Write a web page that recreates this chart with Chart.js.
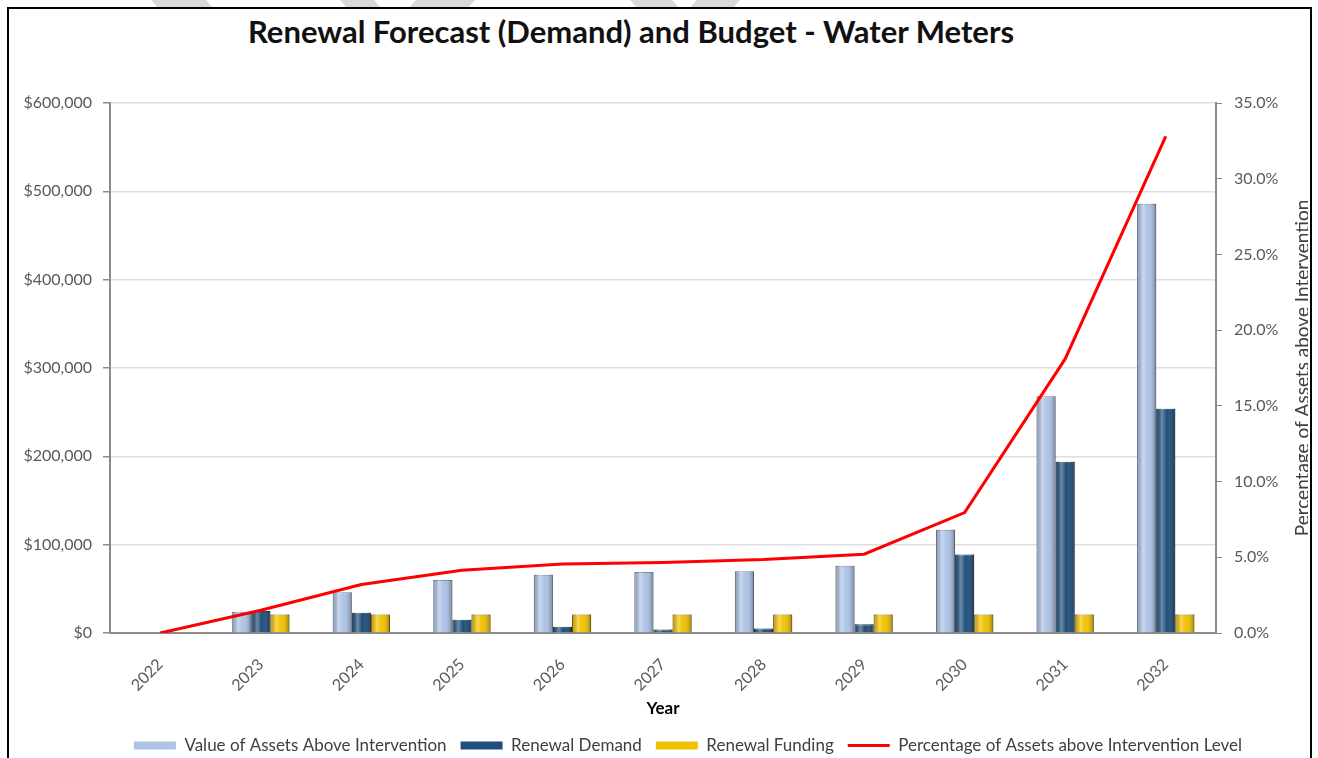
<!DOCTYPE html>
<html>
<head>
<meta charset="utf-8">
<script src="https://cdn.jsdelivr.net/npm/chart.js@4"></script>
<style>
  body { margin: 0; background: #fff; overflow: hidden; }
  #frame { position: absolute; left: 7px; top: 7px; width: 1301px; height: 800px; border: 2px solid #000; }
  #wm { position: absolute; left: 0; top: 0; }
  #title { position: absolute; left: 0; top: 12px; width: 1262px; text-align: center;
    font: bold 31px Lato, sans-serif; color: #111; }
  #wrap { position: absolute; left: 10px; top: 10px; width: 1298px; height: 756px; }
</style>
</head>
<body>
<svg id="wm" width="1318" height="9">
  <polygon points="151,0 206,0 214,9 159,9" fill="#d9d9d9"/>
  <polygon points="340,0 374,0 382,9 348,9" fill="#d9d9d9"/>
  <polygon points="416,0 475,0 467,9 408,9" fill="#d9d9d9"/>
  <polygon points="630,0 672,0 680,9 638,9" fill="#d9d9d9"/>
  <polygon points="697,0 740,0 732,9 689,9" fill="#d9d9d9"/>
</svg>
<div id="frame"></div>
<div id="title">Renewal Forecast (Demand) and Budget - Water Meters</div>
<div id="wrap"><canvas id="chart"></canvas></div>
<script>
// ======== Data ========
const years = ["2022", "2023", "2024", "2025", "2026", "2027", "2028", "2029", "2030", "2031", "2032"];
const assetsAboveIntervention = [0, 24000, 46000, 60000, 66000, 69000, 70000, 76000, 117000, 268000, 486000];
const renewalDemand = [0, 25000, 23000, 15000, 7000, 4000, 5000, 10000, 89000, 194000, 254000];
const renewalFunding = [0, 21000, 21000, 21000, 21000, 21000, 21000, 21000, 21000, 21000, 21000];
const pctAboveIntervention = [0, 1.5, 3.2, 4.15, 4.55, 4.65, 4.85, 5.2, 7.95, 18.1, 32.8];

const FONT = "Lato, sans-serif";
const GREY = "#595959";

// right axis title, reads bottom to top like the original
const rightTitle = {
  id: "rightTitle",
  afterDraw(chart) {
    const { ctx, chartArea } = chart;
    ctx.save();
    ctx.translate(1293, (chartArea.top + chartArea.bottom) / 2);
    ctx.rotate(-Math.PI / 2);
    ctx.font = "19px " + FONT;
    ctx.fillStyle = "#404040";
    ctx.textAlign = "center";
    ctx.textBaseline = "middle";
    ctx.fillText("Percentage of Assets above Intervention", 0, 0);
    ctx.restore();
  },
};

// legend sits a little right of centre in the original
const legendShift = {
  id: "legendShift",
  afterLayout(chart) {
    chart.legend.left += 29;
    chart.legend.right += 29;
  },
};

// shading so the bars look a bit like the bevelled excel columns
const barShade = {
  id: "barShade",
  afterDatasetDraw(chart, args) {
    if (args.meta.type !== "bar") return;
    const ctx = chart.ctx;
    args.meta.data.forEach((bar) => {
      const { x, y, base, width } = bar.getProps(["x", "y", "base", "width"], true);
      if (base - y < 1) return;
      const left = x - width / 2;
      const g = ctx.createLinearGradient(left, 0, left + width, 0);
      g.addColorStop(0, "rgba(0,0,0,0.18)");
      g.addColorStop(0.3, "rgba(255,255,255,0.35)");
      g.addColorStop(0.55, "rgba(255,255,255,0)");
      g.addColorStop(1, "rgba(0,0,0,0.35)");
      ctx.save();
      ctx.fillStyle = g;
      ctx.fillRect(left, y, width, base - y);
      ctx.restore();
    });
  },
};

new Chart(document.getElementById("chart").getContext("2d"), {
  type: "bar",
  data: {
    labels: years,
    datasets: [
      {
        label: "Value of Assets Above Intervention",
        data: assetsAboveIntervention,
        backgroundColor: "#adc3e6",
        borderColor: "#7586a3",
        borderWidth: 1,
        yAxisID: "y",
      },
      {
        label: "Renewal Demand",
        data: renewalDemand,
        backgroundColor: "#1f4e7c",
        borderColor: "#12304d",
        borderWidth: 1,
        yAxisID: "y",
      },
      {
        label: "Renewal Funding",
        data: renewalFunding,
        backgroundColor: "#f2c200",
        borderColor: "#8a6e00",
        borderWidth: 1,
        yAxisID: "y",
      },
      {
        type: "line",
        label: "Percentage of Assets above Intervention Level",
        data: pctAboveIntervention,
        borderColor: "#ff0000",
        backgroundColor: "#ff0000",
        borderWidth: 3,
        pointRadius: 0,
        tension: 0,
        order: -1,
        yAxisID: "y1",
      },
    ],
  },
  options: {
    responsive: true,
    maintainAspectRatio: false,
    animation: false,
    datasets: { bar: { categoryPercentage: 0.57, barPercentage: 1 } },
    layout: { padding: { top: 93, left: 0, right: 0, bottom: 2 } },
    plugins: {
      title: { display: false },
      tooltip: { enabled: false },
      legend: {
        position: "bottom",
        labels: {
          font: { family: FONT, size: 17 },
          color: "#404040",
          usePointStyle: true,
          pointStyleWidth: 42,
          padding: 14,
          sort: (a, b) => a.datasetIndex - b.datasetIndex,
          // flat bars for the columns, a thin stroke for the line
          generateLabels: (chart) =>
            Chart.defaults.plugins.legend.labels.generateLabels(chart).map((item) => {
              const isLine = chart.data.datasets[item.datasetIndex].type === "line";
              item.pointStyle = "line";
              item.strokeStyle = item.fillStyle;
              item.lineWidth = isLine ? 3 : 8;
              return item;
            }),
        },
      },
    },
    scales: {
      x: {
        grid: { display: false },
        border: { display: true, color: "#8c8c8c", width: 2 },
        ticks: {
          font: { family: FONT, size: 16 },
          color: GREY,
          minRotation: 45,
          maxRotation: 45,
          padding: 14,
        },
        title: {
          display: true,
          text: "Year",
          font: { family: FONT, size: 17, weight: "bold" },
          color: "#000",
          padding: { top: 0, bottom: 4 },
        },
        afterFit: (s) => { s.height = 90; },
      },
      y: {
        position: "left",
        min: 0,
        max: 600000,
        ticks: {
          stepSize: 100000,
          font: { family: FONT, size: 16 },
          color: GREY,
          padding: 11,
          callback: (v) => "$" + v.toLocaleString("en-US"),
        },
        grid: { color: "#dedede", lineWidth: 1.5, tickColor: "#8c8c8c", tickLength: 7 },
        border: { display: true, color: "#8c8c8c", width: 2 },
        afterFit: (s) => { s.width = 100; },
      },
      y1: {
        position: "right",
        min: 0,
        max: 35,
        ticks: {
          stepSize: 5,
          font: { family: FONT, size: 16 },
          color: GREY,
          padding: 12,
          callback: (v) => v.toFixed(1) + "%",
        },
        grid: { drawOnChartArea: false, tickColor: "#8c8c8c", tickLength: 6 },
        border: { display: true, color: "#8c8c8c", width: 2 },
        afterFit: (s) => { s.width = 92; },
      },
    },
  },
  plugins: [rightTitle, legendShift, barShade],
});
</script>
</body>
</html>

_ _ _ _

Objective: Make an exact copy of the whole listing, but don't bring over any pictures.

The answer:
Write a web page that recreates this chart with Chart.js.
<!DOCTYPE html>
<html>
<head>
<meta charset="utf-8">
<script src="https://cdn.jsdelivr.net/npm/chart.js@4"></script>
<style>
  body { margin: 0; background: #fff; overflow: hidden; }
  #frame { position: absolute; left: 7px; top: 7px; width: 1301px; height: 800px; border: 2px solid #000; }
  #wm { position: absolute; left: 0; top: 0; }
  #title { position: absolute; left: 0; top: 12px; width: 1262px; text-align: center;
    font: bold 31px Lato, sans-serif; color: #111; }
  #wrap { position: absolute; left: 10px; top: 10px; width: 1298px; height: 756px; }
</style>
</head>
<body>
<svg id="wm" width="1318" height="9">
  <polygon points="151,0 206,0 214,9 159,9" fill="#d9d9d9"/>
  <polygon points="340,0 374,0 382,9 348,9" fill="#d9d9d9"/>
  <polygon points="416,0 475,0 467,9 408,9" fill="#d9d9d9"/>
  <polygon points="630,0 672,0 680,9 638,9" fill="#d9d9d9"/>
  <polygon points="697,0 740,0 732,9 689,9" fill="#d9d9d9"/>
</svg>
<div id="frame"></div>
<div id="title">Renewal Forecast (Demand) and Budget - Water Meters</div>
<div id="wrap"><canvas id="chart"></canvas></div>
<script>
// ======== Data ========
const years = ["2022", "2023", "2024", "2025", "2026", "2027", "2028", "2029", "2030", "2031", "2032"];
const assetsAboveIntervention = [0, 24000, 46000, 60000, 66000, 69000, 70000, 76000, 117000, 268000, 486000];
const renewalDemand = [0, 25000, 23000, 15000, 7000, 4000, 5000, 10000, 89000, 194000, 254000];
const renewalFunding = [0, 21000, 21000, 21000, 21000, 21000, 21000, 21000, 21000, 21000, 21000];
const pctAboveIntervention = [0, 1.5, 3.2, 4.15, 4.55, 4.65, 4.85, 5.2, 7.95, 18.1, 32.8];

const FONT = "Lato, sans-serif";
const GREY = "#595959";

// right axis title, reads bottom to top like the original
const rightTitle = {
  id: "rightTitle",
  afterDraw(chart) {
    const { ctx, chartArea } = chart;
    ctx.save();
    ctx.translate(1293, (chartArea.top + chartArea.bottom) / 2);
    ctx.rotate(-Math.PI / 2);
    ctx.font = "19px " + FONT;
    ctx.fillStyle = "#404040";
    ctx.textAlign = "center";
    ctx.textBaseline = "middle";
    ctx.fillText("Percentage of Assets above Intervention", 0, 0);
    ctx.restore();
  },
};

// legend sits a little right of centre in the original
const legendShift = {
  id: "legendShift",
  afterLayout(chart) {
    chart.legend.left += 29;
    chart.legend.right += 29;
  },
};

// shading so the bars look a bit like the bevelled excel columns
const barShade = {
  id: "barShade",
  afterDatasetDraw(chart, args) {
    if (args.meta.type !== "bar") return;
    const ctx = chart.ctx;
    args.meta.data.forEach((bar) => {
      const { x, y, base, width } = bar.getProps(["x", "y", "base", "width"], true);
      if (base - y < 1) return;
      const left = x - width / 2;
      const g = ctx.createLinearGradient(left, 0, left + width, 0);
      g.addColorStop(0, "rgba(0,0,0,0.18)");
      g.addColorStop(0.3, "rgba(255,255,255,0.35)");
      g.addColorStop(0.55, "rgba(255,255,255,0)");
      g.addColorStop(1, "rgba(0,0,0,0.35)");
      ctx.save();
      ctx.fillStyle = g;
      ctx.fillRect(left, y, width, base - y);
      ctx.restore();
    });
  },
};

new Chart(document.getElementById("chart").getContext("2d"), {
  type: "bar",
  data: {
    labels: years,
    datasets: [
      {
        label: "Value of Assets Above Intervention",
        data: assetsAboveIntervention,
        backgroundColor: "#adc3e6",
        borderColor: "#7586a3",
        borderWidth: 1,
        yAxisID: "y",
      },
      {
        label: "Renewal Demand",
        data: renewalDemand,
        backgroundColor: "#1f4e7c",
        borderColor: "#12304d",
        borderWidth: 1,
        yAxisID: "y",
      },
      {
        label: "Renewal Funding",
        data: renewalFunding,
        backgroundColor: "#f2c200",
        borderColor: "#8a6e00",
        borderWidth: 1,
        yAxisID: "y",
      },
      {
        type: "line",
        label: "Percentage of Assets above Intervention Level",
        data: pctAboveIntervention,
        borderColor: "#ff0000",
        backgroundColor: "#ff0000",
        borderWidth: 3,
        pointRadius: 0,
        tension: 0,
        order: -1,
        yAxisID: "y1",
      },
    ],
  },
  options: {
    responsive: true,
    maintainAspectRatio: false,
    animation: false,
    datasets: { bar: { categoryPercentage: 0.57, barPercentage: 1 } },
    layout: { padding: { top: 93, left: 0, right: 0, bottom: 2 } },
    plugins: {
      title: { display: false },
      tooltip: { enabled: false },
      legend: {
        position: "bottom",
        labels: {
          font: { family: FONT, size: 17 },
          color: "#404040",
          usePointStyle: true,
          pointStyleWidth: 42,
          padding: 14,
          sort: (a, b) => a.datasetIndex - b.datasetIndex,
          // flat bars for the columns, a thin stroke for the line
          generateLabels: (chart) =>
            Chart.defaults.plugins.legend.labels.generateLabels(chart).map((item) => {
              const isLine = chart.data.datasets[item.datasetIndex].type === "line";
              item.pointStyle = "line";
              item.strokeStyle = item.fillStyle;
              item.lineWidth = isLine ? 3 : 8;
              return item;
            }),
        },
      },
    },
    scales: {
      x: {
        grid: { display: false },
        border: { display: true, color: "#8c8c8c", width: 2 },
        ticks: {
          font: { family: FONT, size: 16 },
          color: GREY,
          minRotation: 45,
          maxRotation: 45,
          padding: 14,
        },
        title: {
          display: true,
          text: "Year",
          font: { family: FONT, size: 17, weight: "bold" },
          color: "#000",
          padding: { top: 0, bottom: 4 },
        },
        afterFit: (s) => { s.height = 90; },
      },
      y: {
        position: "left",
        min: 0,
        max: 600000,
        ticks: {
          stepSize: 100000,
          font: { family: FONT, size: 16 },
          color: GREY,
          padding: 11,
          callback: (v) => "$" + v.toLocaleString("en-US"),
        },
        grid: { color: "#dedede", lineWidth: 1.5, tickColor: "#8c8c8c", tickLength: 7 },
        border: { display: true, color: "#8c8c8c", width: 2 },
        afterFit: (s) => { s.width = 100; },
      },
      y1: {
        position: "right",
        min: 0,
        max: 35,
        ticks: {
          stepSize: 5,
          font: { family: FONT, size: 16 },
          color: GREY,
          padding: 12,
          callback: (v) => v.toFixed(1) + "%",
        },
        grid: { drawOnChartArea: false, tickColor: "#8c8c8c", tickLength: 6 },
        border: { display: true, color: "#8c8c8c", width: 2 },
        afterFit: (s) => { s.width = 92; },
      },
    },
  },
  plugins: [rightTitle, legendShift, barShade],
});
</script>
</body>
</html>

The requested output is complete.